Gaziantep police ‘stopped tracking ISIL cell before attacks’

Gaziantep police ‘stopped tracking ISIL cell before attacks’

ANKARA
Gaziantep police ‘stopped tracking ISIL cell before attacks’ Turkish police in the southeastern province of Gaziantep on March 2014 reportedly stopped tracking a group of Islamic State of Iraq and the Levant (ISIL) militants, who later staged deadly attacks in Turkey. 

Police stopped tracking militants in order to prevent them from receiving “unjust treatment” as part of a then-existing law stating that people suspected of involvement in terrorist activities cannot be tracked for more than six months to “prevent them from being victims,” according to the Doğan News Agency. 

Police in the southeastern province of Gaziantep monitored from 2012 to 2014 some 19 militants including Yunus Durmaz, the mastermind of the Suruç and Ankara bomb attacks and the former Turkey “emir” of ISIL, according to an indictment. 

A total of 19 militants of the group, along with eight fugitive suspects and Durmaz, who blew himself up during a police raid in late May, were physically and technologically tracked by the police for two years, and information and pictures obtained during this period were included in the indictment of an ISIL case opened in March.     

During the two-year period, the anti-terror police requested a tracking warrant from the prosecutor’s office every month and obtained it until March 2014. However, a Gaziantep court rejected the police’s demand in March 2014, paving the way for the militants to continue their preparations for attacks without being tracked.

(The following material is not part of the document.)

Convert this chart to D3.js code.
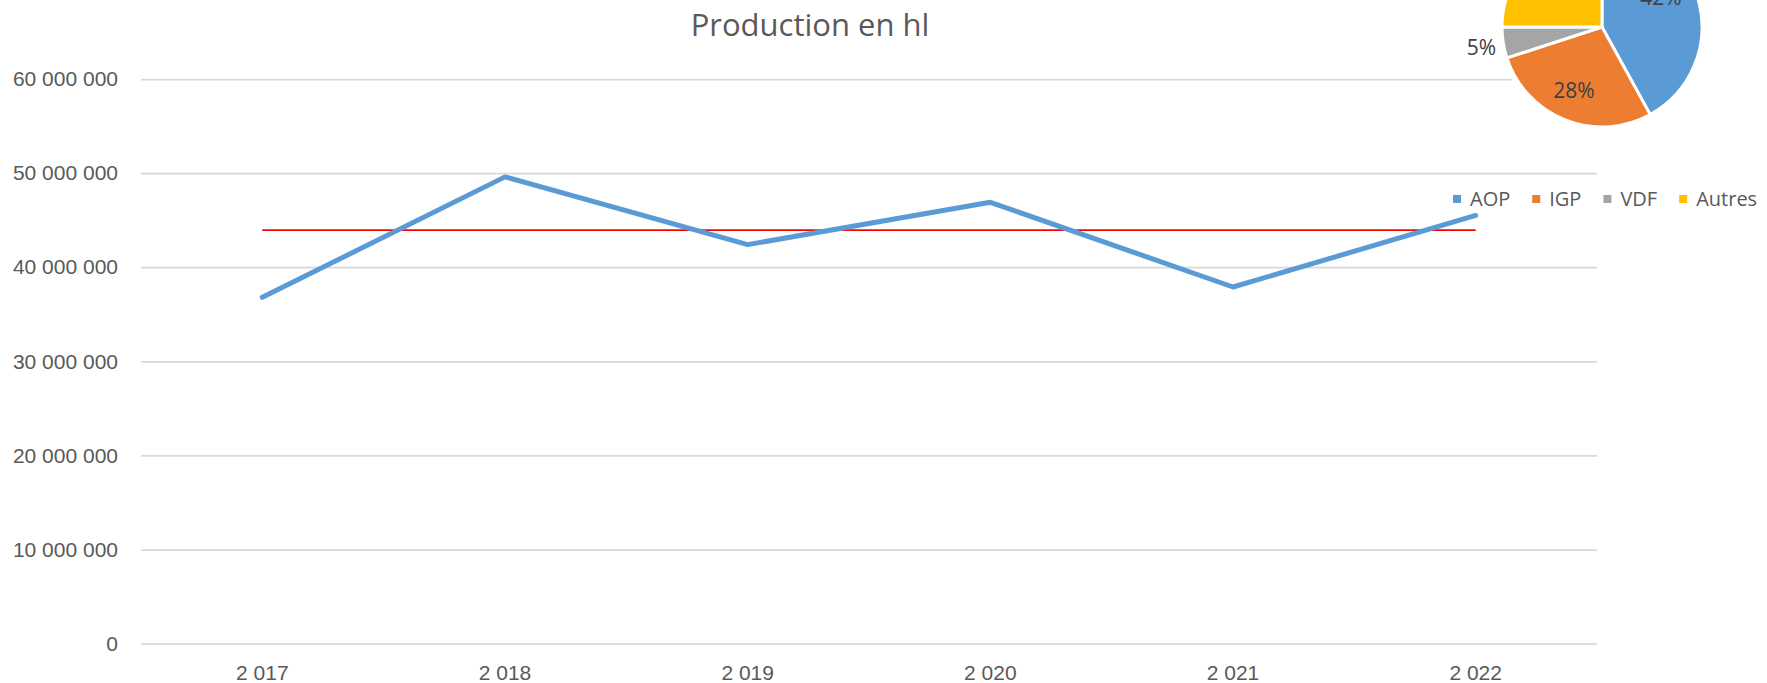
<!DOCTYPE html>
<html lang="fr">
<head>
    <meta charset="UTF-8">
    <title>Production en hl</title>
    <script src="https://d3js.org/d3.v7.min.js"></script>
    <style>
        body { margin: 0; background: #fff; }
        svg { display: block; font-family: "Open Sans", sans-serif; }
        .grid line { stroke: #d9d9d9; stroke-width: 1.75; }
        .grid .domain { display: none; }
        .axis text { fill: #595959; font-size: 21px; }
    </style>
</head>
<body>
    <div id="chart"></div>
    <script>
        // Data
        const years = [2017, 2018, 2019, 2020, 2021, 2022];
        const production = [36.8e6, 49.6e6, 42.4e6, 46.9e6, 37.9e6, 45.5e6];
        const referenceLevel = [43.95e6];
        const yTicks = [0, 10e6, 20e6, 30e6, 40e6, 50e6, 60e6];

        const pieLabels = ["AOP", "IGP", "VDF", "Autres"];
        const pieShares = [42, 28, 5, 25];
        const pieColors = ["#5b9bd5", "#ed7d31", "#a5a5a5", "#ffc000"];

        const width = 1767;
        const height = 683;
        const plot = { left: 141, right: 1597, top: 79, bottom: 643.7 };

        // French style thousands: space separator
        const fmt = v => d3.format(",")(v).replace(/,/g, " ");

        const svg = d3.select("#chart")
            .append("svg")
            .attr("width", width)
            .attr("height", height);

        const x = d3.scaleBand()
            .domain(years)
            .range([plot.left, plot.right]);

        const y = d3.scaleLinear()
            .domain([0, 60e6])
            .range([plot.bottom, plot.top]);

        // gridlines + y labels
        svg.append("g")
            .attr("class", "axis grid")
            .attr("transform", `translate(${plot.left},0)`)
            .call(d3.axisLeft(y)
                .tickValues(yTicks)
                .tickSize(-(plot.right - plot.left))
                .tickPadding(23)
                .tickFormat(fmt));

        // x labels
        const xAxis = svg.append("g")
            .attr("class", "axis")
            .attr("transform", `translate(0,${plot.bottom})`)
            .call(d3.axisBottom(x).tickSize(0).tickPadding(0).tickFormat(fmt));
        xAxis.select(".domain").remove();
        xAxis.selectAll("text").attr("y", 36).attr("dy", 0);

        const cx = d => x(d) + x.bandwidth() / 2;

        // reference line
        svg.append("line")
            .attr("x1", cx(years[0]))
            .attr("x2", cx(years[years.length - 1]))
            .attr("y1", y(referenceLevel[0]))
            .attr("y2", y(referenceLevel[0]))
            .attr("stroke", "#ff0000")
            .attr("stroke-width", 1.75);

        // production line
        const line = d3.line()
            .x((d, i) => cx(years[i]))
            .y(d => y(d));

        svg.append("path")
            .datum(production)
            .attr("d", line)
            .attr("fill", "none")
            .attr("stroke", "#5b9bd5")
            .attr("stroke-width", 5)
            .attr("stroke-linecap", "round")
            .attr("stroke-linejoin", "round");

        // title
        svg.append("text")
            .attr("x", 810)
            .attr("y", 36)
            .attr("text-anchor", "middle")
            .attr("fill", "#595959")
            .style("font-size", "31px")
            .text("Production en hl");

        // Pie chart (embedded object, white background)
        svg.append("rect")
            .attr("x", 1512)
            .attr("y", 0)
            .attr("width", width - 1512)
            .attr("height", 150)
            .attr("fill", "#fff");

        const radius = 100;
        const pieG = svg.append("g")
            .attr("transform", "translate(1602,27)");

        const pie = d3.pie().sort(null).value(d => d);
        const arc = d3.arc().innerRadius(0).outerRadius(radius);
        const labelArc = d3.arc().innerRadius(radius * 0.68).outerRadius(radius * 0.68);
        const outerLabelArc = d3.arc().innerRadius(radius * 1.22).outerRadius(radius * 1.22);
        // small "best fit" nudges like Excel does
        const labelNudge = [[-7, -12], [-3, 0], [0, 2], [0, 0]];

        const slices = pie(pieShares);

        pieG.selectAll(".slice")
            .data(slices)
            .enter()
            .append("path")
            .attr("class", "slice")
            .attr("d", arc)
            .attr("fill", (d, i) => pieColors[i])
            .attr("stroke", "#fff")
            .attr("stroke-width", 3);

        pieG.selectAll(".plabel")
            .data(slices)
            .enter()
            .append("text")
            .attr("class", "plabel")
            .attr("transform", (d, i) => {
                const c = (d.data < 10 ? outerLabelArc : labelArc).centroid(d);
                return `translate(${c[0] + labelNudge[i][0]},${c[1] + labelNudge[i][1]})`;
            })
            .attr("text-anchor", "middle")
            .attr("dy", "0.35em")
            .attr("fill", "#404040")
            .style("font-size", "21px")
            .text(d => d.data + "%");

        // legend
        const legend = svg.append("g")
            .attr("transform", "translate(1453,199)");
        let lx = 0;
        pieLabels.forEach((name, i) => {
            legend.append("rect")
                .attr("x", lx)
                .attr("y", -4)
                .attr("width", 8)
                .attr("height", 8)
                .attr("fill", pieColors[i]);
            const t = legend.append("text")
                .attr("x", lx + 17)
                .attr("y", 0)
                .attr("dy", "0.35em")
                .attr("fill", "#595959")
                .style("font-size", "20px")
                .text(name);
            lx += 17 + t.node().getComputedTextLength() + 22;
        });
    </script>
</body>
</html>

“In order to prevent victimization in the future and in light of the related law, the further tracking of the militants was rejected,” read the court justification, adding that the maximum monitoring period could be six months, which was against the practice carried out by the police. 

The prosecutor’s office then ordered for the data regarding the suspects obtained over two years that did not include “an element of crime” to be destroyed, which was followed by the ending of the police’s tracking on March 17, 2014 and the destroying of the related recordings.

Eight of the 19 suspects were arrested during anti-ISIL operations conducted throughout 2015, while suspects Ahmet Güneş, Talha Güneş, Nusret Yılmaz, İlyas Kaya, Cebrail Kaya, Abidin Aygün, Kürşat Akçiçek and İsmail Pektaş were currently in Syria fighting for the organization.